A Turkish forces tank is driven to its new position after was transported by trucks, on a road towards the border with Syria in Sanliurfa province, Turkey, on Monday, Oct. 14, 2019. (Photo: AP)
DAMASCUS, Oct. 26 (Xinhua) -- The Syrian army on Saturday was deployed to new areas in northern Syria near the Turkish border as part of recent Russian mediated understandings, according to the state news agency SANA.
The army units entered the countryside of the Turkey-held Ras al-Ayn city in Hasakah province in northeastern Syria "to help counter the Turkish offensive," SANA said.
Ras al-Ayn was recently captured by Turkey and the Turkish-backed Syrian rebels as part of the Turkish campaign against Kurdish-held areas in northern Syria.
Meanwhile, the Syrian Observatory for Human Rights said over 2,000 Syrian soldiers were deployed Saturday on a key road connecting the northeastern province of Hasakah with northern Aleppo province, the largest deployment since the army left the area five years ago.
The Syrian military units, which were deployed on the highway, were accompanied by Russian forces, said the Syrian Observatory for Human Rights.

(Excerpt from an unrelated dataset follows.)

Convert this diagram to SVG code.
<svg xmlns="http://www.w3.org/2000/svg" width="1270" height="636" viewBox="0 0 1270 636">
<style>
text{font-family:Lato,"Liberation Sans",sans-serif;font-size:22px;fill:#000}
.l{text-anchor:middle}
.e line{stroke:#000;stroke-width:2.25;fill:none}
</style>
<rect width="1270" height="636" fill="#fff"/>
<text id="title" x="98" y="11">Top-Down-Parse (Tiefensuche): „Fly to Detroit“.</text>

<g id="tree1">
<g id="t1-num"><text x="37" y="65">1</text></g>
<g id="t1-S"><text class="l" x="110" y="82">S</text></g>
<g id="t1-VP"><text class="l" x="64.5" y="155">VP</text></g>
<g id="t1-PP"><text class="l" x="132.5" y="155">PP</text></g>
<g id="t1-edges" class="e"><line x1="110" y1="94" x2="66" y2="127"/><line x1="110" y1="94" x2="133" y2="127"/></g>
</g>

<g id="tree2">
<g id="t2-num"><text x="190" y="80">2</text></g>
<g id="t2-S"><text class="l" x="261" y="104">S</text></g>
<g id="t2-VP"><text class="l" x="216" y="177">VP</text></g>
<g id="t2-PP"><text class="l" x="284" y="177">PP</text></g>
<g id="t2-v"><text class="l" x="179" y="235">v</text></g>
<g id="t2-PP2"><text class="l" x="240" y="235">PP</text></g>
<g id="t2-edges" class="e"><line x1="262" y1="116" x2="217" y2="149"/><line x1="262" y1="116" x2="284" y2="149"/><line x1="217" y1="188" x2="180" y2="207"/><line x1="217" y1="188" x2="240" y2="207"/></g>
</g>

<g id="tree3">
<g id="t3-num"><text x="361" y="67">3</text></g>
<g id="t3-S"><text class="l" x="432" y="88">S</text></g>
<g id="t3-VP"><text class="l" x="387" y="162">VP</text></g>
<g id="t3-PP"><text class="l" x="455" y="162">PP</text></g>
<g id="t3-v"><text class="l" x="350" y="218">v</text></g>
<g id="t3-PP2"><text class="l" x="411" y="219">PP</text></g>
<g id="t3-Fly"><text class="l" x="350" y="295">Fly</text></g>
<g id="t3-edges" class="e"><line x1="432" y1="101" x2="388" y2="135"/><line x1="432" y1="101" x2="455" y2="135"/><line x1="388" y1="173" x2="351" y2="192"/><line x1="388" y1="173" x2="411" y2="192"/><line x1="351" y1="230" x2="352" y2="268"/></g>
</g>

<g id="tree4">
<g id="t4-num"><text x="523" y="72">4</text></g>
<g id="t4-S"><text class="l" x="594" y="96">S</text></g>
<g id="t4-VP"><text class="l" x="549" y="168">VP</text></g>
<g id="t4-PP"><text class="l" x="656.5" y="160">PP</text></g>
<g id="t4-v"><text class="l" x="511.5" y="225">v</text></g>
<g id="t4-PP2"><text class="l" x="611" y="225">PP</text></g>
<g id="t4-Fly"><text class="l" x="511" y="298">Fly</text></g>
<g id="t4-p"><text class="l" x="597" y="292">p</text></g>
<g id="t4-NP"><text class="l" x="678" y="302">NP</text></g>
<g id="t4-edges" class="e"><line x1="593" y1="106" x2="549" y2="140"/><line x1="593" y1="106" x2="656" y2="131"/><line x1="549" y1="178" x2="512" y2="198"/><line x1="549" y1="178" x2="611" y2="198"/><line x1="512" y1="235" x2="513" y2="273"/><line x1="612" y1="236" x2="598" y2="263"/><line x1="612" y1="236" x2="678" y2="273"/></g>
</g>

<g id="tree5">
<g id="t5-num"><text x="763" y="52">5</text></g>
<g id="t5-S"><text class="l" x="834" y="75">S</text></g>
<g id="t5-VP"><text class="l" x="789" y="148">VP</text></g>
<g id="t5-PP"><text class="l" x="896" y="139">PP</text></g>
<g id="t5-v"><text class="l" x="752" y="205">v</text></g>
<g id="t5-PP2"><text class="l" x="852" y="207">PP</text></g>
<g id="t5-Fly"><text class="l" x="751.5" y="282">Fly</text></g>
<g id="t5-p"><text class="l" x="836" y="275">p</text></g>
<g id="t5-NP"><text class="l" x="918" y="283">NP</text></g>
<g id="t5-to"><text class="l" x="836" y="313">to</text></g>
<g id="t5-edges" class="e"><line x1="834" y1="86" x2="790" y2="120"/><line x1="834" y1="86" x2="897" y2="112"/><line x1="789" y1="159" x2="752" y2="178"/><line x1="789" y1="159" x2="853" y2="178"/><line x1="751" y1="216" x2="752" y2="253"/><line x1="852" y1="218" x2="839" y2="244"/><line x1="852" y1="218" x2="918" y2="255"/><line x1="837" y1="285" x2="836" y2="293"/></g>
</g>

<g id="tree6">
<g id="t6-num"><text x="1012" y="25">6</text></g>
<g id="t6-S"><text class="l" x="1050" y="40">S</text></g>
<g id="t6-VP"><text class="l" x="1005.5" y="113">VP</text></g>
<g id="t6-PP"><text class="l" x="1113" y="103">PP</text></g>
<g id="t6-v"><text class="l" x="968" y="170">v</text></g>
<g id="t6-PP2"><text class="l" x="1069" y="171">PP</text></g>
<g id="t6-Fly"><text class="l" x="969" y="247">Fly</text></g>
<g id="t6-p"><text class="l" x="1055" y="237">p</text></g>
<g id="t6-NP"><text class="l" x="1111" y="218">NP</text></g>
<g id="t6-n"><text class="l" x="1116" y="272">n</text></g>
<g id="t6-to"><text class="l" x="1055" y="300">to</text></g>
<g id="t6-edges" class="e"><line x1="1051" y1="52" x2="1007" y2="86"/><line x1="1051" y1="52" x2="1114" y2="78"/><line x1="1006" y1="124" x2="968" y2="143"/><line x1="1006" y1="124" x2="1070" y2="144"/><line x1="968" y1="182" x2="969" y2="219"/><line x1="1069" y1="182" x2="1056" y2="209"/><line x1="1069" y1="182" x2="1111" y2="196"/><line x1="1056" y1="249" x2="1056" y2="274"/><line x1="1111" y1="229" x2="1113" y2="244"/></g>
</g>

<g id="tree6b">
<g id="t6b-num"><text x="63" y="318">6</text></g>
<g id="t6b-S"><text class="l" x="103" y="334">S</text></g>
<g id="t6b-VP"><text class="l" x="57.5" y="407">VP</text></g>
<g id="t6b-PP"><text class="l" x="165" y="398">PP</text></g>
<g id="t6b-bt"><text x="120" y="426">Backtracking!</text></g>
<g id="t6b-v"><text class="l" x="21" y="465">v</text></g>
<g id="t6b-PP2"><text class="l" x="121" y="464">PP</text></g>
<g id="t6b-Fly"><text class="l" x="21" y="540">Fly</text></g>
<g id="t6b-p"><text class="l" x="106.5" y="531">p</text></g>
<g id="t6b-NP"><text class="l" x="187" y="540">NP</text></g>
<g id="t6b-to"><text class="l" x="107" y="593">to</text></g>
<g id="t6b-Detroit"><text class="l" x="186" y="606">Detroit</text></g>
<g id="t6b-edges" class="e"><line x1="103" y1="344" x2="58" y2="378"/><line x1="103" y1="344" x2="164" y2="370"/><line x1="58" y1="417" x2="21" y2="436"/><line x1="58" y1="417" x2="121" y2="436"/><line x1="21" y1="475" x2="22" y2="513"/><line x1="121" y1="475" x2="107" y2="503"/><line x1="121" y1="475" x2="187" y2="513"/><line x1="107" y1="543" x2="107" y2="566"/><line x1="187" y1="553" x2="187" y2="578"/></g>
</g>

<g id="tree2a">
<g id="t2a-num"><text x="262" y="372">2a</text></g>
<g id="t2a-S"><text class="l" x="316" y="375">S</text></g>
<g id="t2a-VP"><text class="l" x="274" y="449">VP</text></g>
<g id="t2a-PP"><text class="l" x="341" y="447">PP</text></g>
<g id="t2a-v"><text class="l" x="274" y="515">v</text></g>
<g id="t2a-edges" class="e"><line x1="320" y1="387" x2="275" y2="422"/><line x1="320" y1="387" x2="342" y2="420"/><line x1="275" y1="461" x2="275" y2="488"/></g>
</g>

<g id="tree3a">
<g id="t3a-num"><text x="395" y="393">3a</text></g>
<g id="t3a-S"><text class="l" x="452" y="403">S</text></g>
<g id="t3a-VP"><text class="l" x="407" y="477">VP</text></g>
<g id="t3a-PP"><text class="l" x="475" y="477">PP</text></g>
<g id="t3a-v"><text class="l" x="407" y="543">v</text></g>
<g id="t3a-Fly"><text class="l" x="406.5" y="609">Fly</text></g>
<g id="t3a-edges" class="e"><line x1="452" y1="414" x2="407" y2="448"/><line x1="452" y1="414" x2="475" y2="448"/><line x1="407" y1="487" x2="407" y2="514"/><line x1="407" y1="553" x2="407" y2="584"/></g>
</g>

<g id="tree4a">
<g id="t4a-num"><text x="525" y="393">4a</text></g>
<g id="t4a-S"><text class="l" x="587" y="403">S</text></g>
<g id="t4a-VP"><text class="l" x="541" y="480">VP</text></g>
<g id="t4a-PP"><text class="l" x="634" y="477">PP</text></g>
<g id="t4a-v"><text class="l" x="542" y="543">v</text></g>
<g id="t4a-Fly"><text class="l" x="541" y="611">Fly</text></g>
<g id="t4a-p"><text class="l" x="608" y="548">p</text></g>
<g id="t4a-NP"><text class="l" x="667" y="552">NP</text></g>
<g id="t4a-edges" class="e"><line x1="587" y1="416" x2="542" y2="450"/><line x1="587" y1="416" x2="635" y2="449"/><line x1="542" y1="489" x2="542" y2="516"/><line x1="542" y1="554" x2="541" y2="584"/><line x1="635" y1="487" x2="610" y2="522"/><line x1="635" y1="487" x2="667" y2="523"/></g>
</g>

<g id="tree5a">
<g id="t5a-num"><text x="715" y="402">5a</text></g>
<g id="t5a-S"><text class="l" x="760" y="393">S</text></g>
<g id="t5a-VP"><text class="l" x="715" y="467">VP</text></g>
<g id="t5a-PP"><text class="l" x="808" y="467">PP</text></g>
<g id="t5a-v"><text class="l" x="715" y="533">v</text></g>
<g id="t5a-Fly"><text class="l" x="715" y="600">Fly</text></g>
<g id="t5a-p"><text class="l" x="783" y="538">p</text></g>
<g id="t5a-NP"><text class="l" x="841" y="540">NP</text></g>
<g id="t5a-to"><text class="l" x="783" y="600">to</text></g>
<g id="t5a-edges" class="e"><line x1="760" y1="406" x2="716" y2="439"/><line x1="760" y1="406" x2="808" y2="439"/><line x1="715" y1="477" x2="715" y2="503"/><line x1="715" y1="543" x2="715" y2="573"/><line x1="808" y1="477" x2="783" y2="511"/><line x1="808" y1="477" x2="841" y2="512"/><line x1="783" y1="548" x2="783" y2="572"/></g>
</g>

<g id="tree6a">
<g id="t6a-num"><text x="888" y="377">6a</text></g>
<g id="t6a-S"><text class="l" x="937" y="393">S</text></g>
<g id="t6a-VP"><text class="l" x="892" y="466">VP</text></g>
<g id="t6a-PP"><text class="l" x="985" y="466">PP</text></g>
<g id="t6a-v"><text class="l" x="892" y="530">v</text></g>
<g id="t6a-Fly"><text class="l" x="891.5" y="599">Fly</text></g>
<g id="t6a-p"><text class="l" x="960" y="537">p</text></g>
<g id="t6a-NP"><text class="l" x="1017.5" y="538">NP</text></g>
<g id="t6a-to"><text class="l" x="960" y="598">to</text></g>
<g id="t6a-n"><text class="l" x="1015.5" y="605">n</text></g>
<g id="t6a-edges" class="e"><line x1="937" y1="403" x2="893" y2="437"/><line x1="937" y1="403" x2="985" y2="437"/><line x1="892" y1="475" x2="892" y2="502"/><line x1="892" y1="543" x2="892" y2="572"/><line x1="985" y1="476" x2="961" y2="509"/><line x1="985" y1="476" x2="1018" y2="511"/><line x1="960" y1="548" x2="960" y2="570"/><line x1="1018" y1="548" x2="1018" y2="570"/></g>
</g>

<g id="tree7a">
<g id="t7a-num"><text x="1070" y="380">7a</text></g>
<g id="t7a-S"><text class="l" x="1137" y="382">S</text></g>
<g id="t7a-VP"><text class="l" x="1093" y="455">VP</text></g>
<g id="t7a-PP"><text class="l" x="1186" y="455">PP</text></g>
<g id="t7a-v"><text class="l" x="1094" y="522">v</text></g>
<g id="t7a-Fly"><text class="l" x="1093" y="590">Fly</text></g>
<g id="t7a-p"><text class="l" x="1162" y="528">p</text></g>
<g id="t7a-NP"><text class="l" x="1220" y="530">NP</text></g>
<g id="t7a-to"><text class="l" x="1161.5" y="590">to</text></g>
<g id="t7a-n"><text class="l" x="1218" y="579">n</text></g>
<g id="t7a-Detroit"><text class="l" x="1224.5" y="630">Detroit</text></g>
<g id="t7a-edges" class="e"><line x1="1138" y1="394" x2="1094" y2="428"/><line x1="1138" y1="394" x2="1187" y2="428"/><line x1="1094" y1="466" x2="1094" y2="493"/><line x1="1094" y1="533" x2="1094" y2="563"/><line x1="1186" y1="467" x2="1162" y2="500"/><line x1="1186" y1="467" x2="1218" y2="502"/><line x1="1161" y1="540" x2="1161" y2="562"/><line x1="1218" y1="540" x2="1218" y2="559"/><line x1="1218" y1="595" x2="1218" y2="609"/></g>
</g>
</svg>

The Britain-based watchdog group said the deployment of the Syrian troops on that part of the M4 road comes as part of the deals that the Syrian side concluded with the Kurdish forces recently and the most current one between Russia and Turkey.
On Oct. 9, Turkey launched an operation to clear the Kurdish militia from northern Syria in the east of the Euphrates river to eliminate what Turkey perceives as a threat to its border security, impose a safe zone and resettle millions of Syrian refugees.
On Oct. 13, the Kurdish-led administration in northern Syria said the Syrian army will deploy along the border with Turkey in an agreement with the Kurdish-led administration in northern Syria to help repel a Turkish offensive.
The United States reached a deal with Turkey on Oct. 17, imposing a five-day cease-fire to allow the Kurdish forces of the Syrian Democratic Forces (SDF) to pull back from the planned safe zone that Turkey wants to create in northern Syria.
On Oct. 22, Turkish President Recep Tayyip Erdogan and his Russian counterpart Vladimir Putin held a meeting in Sochi, Russia, agreeing on the parameters of the proposed Turkish "safe zone" in northern Syria.
The deal stipulates that the Kurdish militia of the SDF and its broader umbrella of the People's Protection Units will pull back 30 km south of Turkey's border within 150 hours.
Joint patrols by Turkish and Russian forces will take place in that area, according to the deal.